El verso es muy bonito, A thing of beauty is a joy for ever, pero es falso. El gozo de la belleza es pasajero y siempre vuelve a la nada. Ese es precisamente su encanto, que es efímero y debe ser tomado al vuelo, dura un instante y desaparece. Es la pequeña estrella shakespeariana que uno desearía ver danzar en la palma de la mano y observar su centelleo durante años y años placenteros, pero el lugar de la estrella es el firmamento en donde parpadea durante unas horas y ni siquiera podemos saber si su luz viene de un astro vivo o de una estrella muerta.
Por esta razón cuando queremos a alguien o algo no suelen movernos sus promesas de felicidad sino más bien su naturaleza transitoria, fugaz, la belleza de su paso ígneo antes de fundirse en la helada luna de la noche sin fin. Participar de esa fugacidad es la auténtica alegría, acabe como acabe. Así lo decía Ishmael, tras la catástrofe del capitán Ahab y su velero, el Pequod: él estaba allí y por eso pudo contarlo, porque todo lo vio y participó del instante en que el gigantesco Leviatán engulle en las simas del océano al infame, al obsesivo, al destructivo perseguidor de Moby-Dick. También en las destrucciones hay una chispa de belleza cuando la destrucción arrastra al maligno.
Y allí, frente al pelotón de fusilamiento, está también el testigo de una destrucción, esta vez definitiva, con su último recuerdo. En el chispazo que va a llevarle a las simas de la nada, el coronel vislumbra la posible razón de toda su existencia, aquella tarde remota en que su padre le llevó a conocer el hielo. Suelen decir algunos escritores que en el momento preciso de la muerte, un instante antes de que se abra la puerta del sueño eterno, toda nuestra vida circula velozmente por una memoria que se despide de sí misma. Prefiero pensar que más bien la memoria elige un instante privilegiado, un momento en el que se concentra todo el sentido posible de nuestra existencia, y con él nos ensimisma. El caso más exacto y precioso que conozco es el que relata Ambrose Bierce en El puente sobre el río del búho.

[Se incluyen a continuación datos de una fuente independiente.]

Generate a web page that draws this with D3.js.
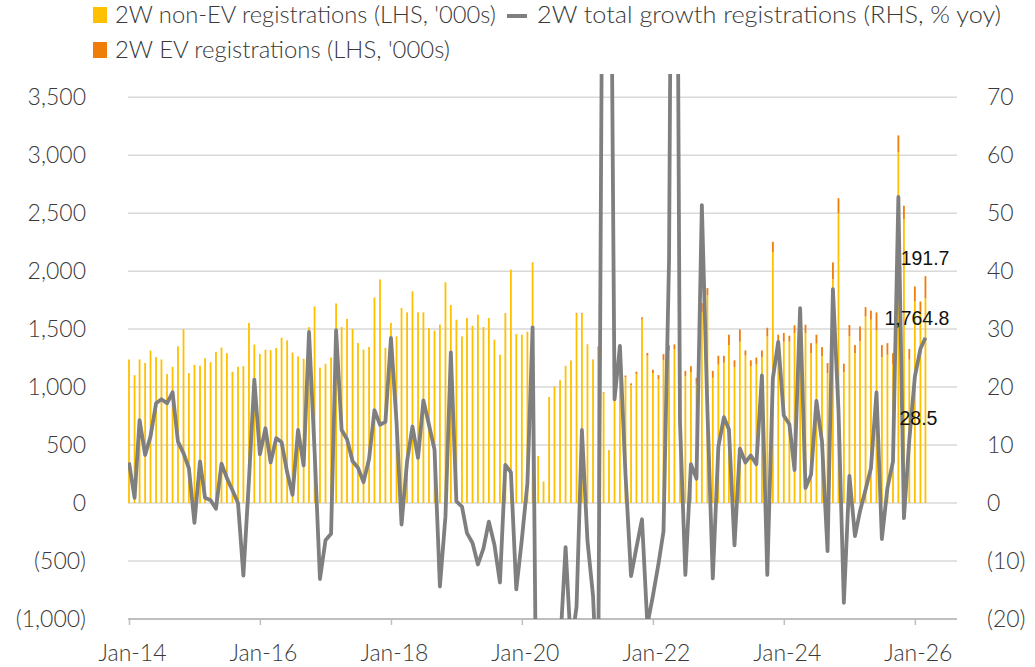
<!DOCTYPE html>
<html>
<head>
<meta charset="utf-8">
<script src="https://cdn.jsdelivr.net/npm/d3@7"></script>
<style>
  body { margin: 0; background: #fff; }
  .light { font-family: Lato, "Open Sans", sans-serif; font-weight: 300; fill: #3a3a3a; }
</style>
</head>
<body>
<svg width="1035" height="667"></svg>
<script>
// monthly series, first month Jan-14
var firstMonth = new Date(2014, 0, 1);

// 2W non-EV registrations ('000s)
var nonEV = [
  1238, 1103, 1238, 1209, 1315, 1258, 1238, 1112, 1175, 1352, 1498, 1120,
  1192, 1183, 1249, 1215, 1304, 1341, 1292, 1132, 1175, 1180, 1553, 1367,
  1285, 1323, 1318, 1338, 1426, 1403, 1298, 1264, 1244, 1517, 1695, 1167,
  1201, 1255, 1721, 1517, 1588, 1502, 1380, 1323, 1346, 1772, 1928, 1338,
  1553, 1437, 1681, 1644, 1825, 1644, 1644, 1509, 1486, 1538, 1903, 1707,
  1580, 1436, 1594, 1528, 1623, 1517, 1594, 1407, 1278, 1636, 2010, 1456,
  1449, 1475, 2073, 405, 185, 913, 1002, 1057, 1180, 1225, 1634, 1635,
  1362, 1231, 1340, 950, 455, 883, 1279, 1085, 1016, 1112, 1582, 1270,
  1121, 1067, 1234, 1313, 1328, 1186, 1096, 1130, 1029, 1648, 1794, 1080,
  1194, 1210, 1362, 1171, 1391, 1271, 1181, 1195, 1256, 1436, 2163, 1392,
  1391, 1393, 1467, 1589, 1466, 1293, 1374, 1265, 1121, 1931, 2500, 1130,
  1437, 1293, 1394, 1609, 1581, 1489, 1259, 1279, 1193, 3026, 2449, 1236,
  1739, 1638, 1764.8
];

// 2W EV registrations ('000s)
var ev = [
  0.1, 0.1, 0.1, 0.1, 0.1, 0.1, 0.1, 0.1, 0.1, 0.1, 0.1, 0.1,
  0.1, 0.1, 0.1, 0.1, 0.1, 0.1, 0.1, 0.1, 0.1, 0.1, 0.1, 0.1,
  0.2, 0.2, 0.2, 0.2, 0.2, 0.2, 0.2, 0.2, 0.2, 0.2, 0.2, 0.2,
  0.3, 0.3, 0.3, 0.3, 0.3, 0.3, 0.3, 0.3, 0.3, 0.4, 0.4, 0.4,
  0.5, 0.5, 0.5, 0.5, 0.6, 0.6, 0.6, 0.6, 0.7, 0.7, 0.8, 0.8,
  1.0, 1.1, 1.2, 1.0, 1.1, 1.2, 1.3, 1.4, 1.5, 1.8, 2.0, 1.5,
  1.6, 1.8, 2.5, 0.3, 0.2, 1.5, 2.0, 2.5, 3.0, 3.5, 6.0, 5.0,
  5, 6, 9, 6, 2.5, 4, 11, 15, 16, 21, 20, 24,
  28, 36, 50, 48, 40, 44, 44, 50, 51, 76, 60, 60,
  76, 60, 90, 60, 106, 45, 50, 60, 60, 76, 90, 60,
  76, 50, 66, 90, 72, 86, 78, 80, 86, 144, 129, 72,
  98, 69, 129, 80, 78, 155, 103, 100, 100, 144, 115, 92,
  129, 100, 191.7
];

// 2W total registrations growth (% yoy)
var growth = [
  7.0, 0.9, 14.3, 8.3, 11.5, 17.2, 17.9, 17.2, 19.1, 10.6, 8.6, 6.0,
  -3.4, 7.2, 0.9, 0.5, -1.0, 6.8, 4.3, 2.2, 0.0, -12.5, 4.0, 21.3,
  8.4, 12.9, 7.0, 11.2, 10.5, 5.3, 1.4, 12.6, 6.5, 29.5, 9.0, -13.1,
  -6.4, -5.3, 29.8, 12.6, 11.0, 7.2, 6.1, 3.6, 7.6, 16.0, 13.5, 14.0,
  28.5, 14.0, -3.7, 7.2, 13.2, 7.8, 17.7, 13.5, 9.2, -14.4, -2.3, 26.0,
  0.3, -0.6, -5.2, -6.9, -10.6, -7.8, -3.2, -7.2, -13.7, 6.6, 5.3, -14.9,
  -6.3, 3.4, 30.3, -72, -89, -40, -37, -25, -7.6, -25, -17.9, 12.6,
  -6.5, -16.0, -35, 136, 147, 17.9, 27.1, 5.0, -12.6, -7.7, -2.8, -21,
  -16, -10.5, -4.9, 42, 199, 14, -12.4, 6.7, 4.2, 51.4, 16, -13,
  9.7, 14.8, 12.7, -7.3, 9.4, 7.0, 8.2, 6.7, 22.0, -12.4, 21.5, 27.8,
  15.1, 13.6, 5.7, 33.6, 2.6, 4.9, 17.6, 10.6, -8.3, 36.9, 16, -17.2,
  4.7, -5.7, -1.4, 2.3, 6.0, 19.1, -6.2, 2.6, 7.2, 52.8, -2.6, 10.9,
  21.8, 26.6, 28.5
];

var leftTicks = [-1000, -500, 0, 500, 1000, 1500, 2000, 2500, 3000, 3500];
var rightTicks = [-20, -10, 0, 10, 20, 30, 40, 50, 60, 70];
var xTickYears = [2014, 2016, 2018, 2020, 2022, 2024, 2026];

var svg = d3.select("svg"),
    plotL = 128, plotR = 957, plotT = 74, plotB = 619;

var months = nonEV.map(function(d, i) { return d3.timeMonth.offset(firstMonth, i); });
var rows = months.map(function(m, i) { return {month: m, nonEV: nonEV[i], ev: ev[i], growth: growth[i]}; });

var x = d3.scaleTime()
    .domain([new Date(2014, 0, 1), new Date(2026, 7, 24)])
    .range([129, plotR]);
var yL = d3.scaleLinear().domain([-1000, 3700]).range([plotB, plotT]);
var yR = d3.scaleLinear().domain([-20, 74]).range([plotB, plotT]);

var paren = function(v) {
  return v < 0 ? "(" + d3.format(",")(-v) + ")" : d3.format(",")(v);
};

// gridlines
svg.append("g").selectAll("line")
  .data(leftTicks.filter(function(d) { return d > -1000; }))
  .enter().append("line")
    .attr("x1", plotL).attr("x2", plotR)
    .attr("y1", function(d) { return yL(d); })
    .attr("y2", function(d) { return yL(d); })
    .attr("stroke", "#d9d9d9")
    .attr("stroke-width", 1.5);

// bars
var stack = d3.stack().keys(["nonEV", "ev"]);
var colors = {nonEV: "#FFC000", ev: "#F07C0A"};
var barW = 1.8;

svg.append("g").selectAll("g")
  .data(stack(rows))
  .enter().append("g")
    .attr("fill", function(s) { return colors[s.key]; })
  .selectAll("rect")
  .data(function(s) { return s; })
  .enter().append("rect")
    .attr("x", function(d) { return x(d.data.month) - barW / 2; })
    .attr("width", barW)
    .attr("y", function(d) { return yL(d[1]); })
    .attr("height", function(d) { return Math.max(0, yL(d[0]) - yL(d[1])); });

// bottom axis
var xAxis = d3.axisBottom(x)
    .tickValues(xTickYears.map(function(y) { return new Date(y, 0, 1); }))
    .tickFormat(d3.timeFormat("%b-%y"))
    .tickSize(6)
    .tickPadding(20);

var gx = svg.append("g")
    .attr("transform", "translate(0," + plotB + ")")
    .call(xAxis);
gx.select(".domain").remove();
gx.append("line").attr("x1", plotL).attr("x2", plotR)
    .attr("stroke", "#bfbfbf").attr("stroke-width", 2);
gx.selectAll(".tick line").attr("stroke", "#bfbfbf").attr("stroke-width", 1.5);
gx.selectAll(".tick text").attr("class", "light").attr("dx", 3).style("font-size", "23px");

// left axis
var gl = svg.append("g")
    .attr("transform", "translate(86,0)")
    .call(d3.axisLeft(yL).tickValues(leftTicks).tickFormat(paren).tickSize(0).tickPadding(0));
gl.select(".domain").remove();
gl.selectAll("text").attr("class", "light").style("font-size", "23px");

// right axis
var gr = svg.append("g")
    .attr("transform", "translate(987,0)")
    .call(d3.axisRight(yR).tickValues(rightTicks).tickFormat(paren).tickSize(0).tickPadding(0));
gr.select(".domain").remove();
gr.selectAll("text").attr("class", "light").style("font-size", "23px");

// growth line, clipped to plot area
svg.append("clipPath").attr("id", "plot")
  .append("rect").attr("x", plotL).attr("y", plotT)
  .attr("width", plotR - plotL).attr("height", plotB - plotT);

var line = d3.line()
    .x(function(d) { return x(d.month); })
    .y(function(d) { return yR(d.growth); });

svg.append("path")
    .datum(rows)
    .attr("clip-path", "url(#plot)")
    .attr("fill", "none")
    .attr("stroke", "#7f7f7f")
    .attr("stroke-width", 3.8)
    .attr("stroke-linejoin", "round")
    .attr("d", line);

// last point labels
var last = rows[rows.length - 1],
    lx = x(last.month);
var labels = [
  {text: d3.format(",.1f")(last.ev), x: lx + 24, y: yL(last.nonEV + last.ev) - 18},
  {text: d3.format(",.1f")(last.nonEV), x: lx + 24, y: yL(last.nonEV) + 20},
  {text: d3.format(",.1f")(last.growth), x: lx + 12, y: yR(last.growth) + 80}
];
svg.append("g").selectAll("text")
  .data(labels)
  .enter().append("text")
    .attr("x", function(d) { return d.x; })
    .attr("y", function(d) { return d.y; })
    .attr("dy", "0.35em")
    .attr("text-anchor", "end")
    .style("font-family", "'Liberation Sans', Arial, sans-serif")
    .style("font-size", "19.5px")
    .style("fill", "#111")
    .text(function(d) { return d.text; });

// legend
var legend = svg.append("g");
legend.append("rect").attr("x", 93).attr("y", 7).attr("width", 14).attr("height", 16).attr("fill", "#FFC000");
legend.append("line").attr("x1", 507).attr("x2", 527).attr("y1", 16).attr("y2", 16)
    .attr("stroke", "#7f7f7f").attr("stroke-width", 4);
legend.append("rect").attr("x", 93).attr("y", 42).attr("width", 14).attr("height", 16).attr("fill", "#F07C0A");

var legendTexts = [
  {text: "2W non-EV registrations (LHS, '000s)", x: 115, y: 15, w: 381},
  {text: "2W total growth registrations (RHS, % yoy)", x: 537, y: 15, w: 464},
  {text: "2W EV registrations (LHS, '000s)", x: 115, y: 50, w: 335}
];
legend.selectAll("text")
  .data(legendTexts)
  .enter().append("text")
    .attr("class", "light")
    .attr("x", function(d) { return d.x; })
    .attr("y", function(d) { return d.y; })
    .attr("dy", "0.35em")
    .attr("textLength", function(d) { return d.w; })
    .attr("lengthAdjust", "spacingAndGlyphs")
    .style("font-size", "23.5px")
    .text(function(d) { return d.text; });
</script>
</body>
</html>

Como el hombre del cuento de Bierce, que va a morir de un momento a otro sobre el funesto río de Alabama, no sin que antes la memoria le arranque del presente con una prodigiosa mano mágica, así también el coronel, erguido ante la muerte, recibe la visita de un recuerdo específico e imborrable, aquel día en que su padre le llevó a conocer el hielo. Y no es que su padre "le enseñara" o "le mostrara" el hielo, es que le llevó a "conocerlo". Tantos niños han esperado impacientemente a conocer el mar, a conocer la caza del oso, a conocer el amor, a conocer el mundo, a conocer la victoria, que el conocimiento del hielo es una hipérbole magnífica de todas las desesperadas ilusiones de la infancia.
El cielo que nos tiene prometido, la inmarchitable belleza eterna, el siempre te amaré, la estrella cautiva, la perduración de lo maravilloso, se truecan, en el instante supremo, en un radiante pedazo de hielo, en el remolino espumoso de la ballena blanca hundiéndose para siempre, en la estrella que se posa en tu mano durante unos segundos. A cada cual, según sus merecimientos.
Gabriel García Márquez sabe ahora cómo es el alma invisible del hielo. Fortuna será, para cada uno de nosotros, alcanzar a ver con luminosa claridad, en el relámpago previo a la oscuridad eterna, cuál ha sido nuestro ya ineludible cielo prometido.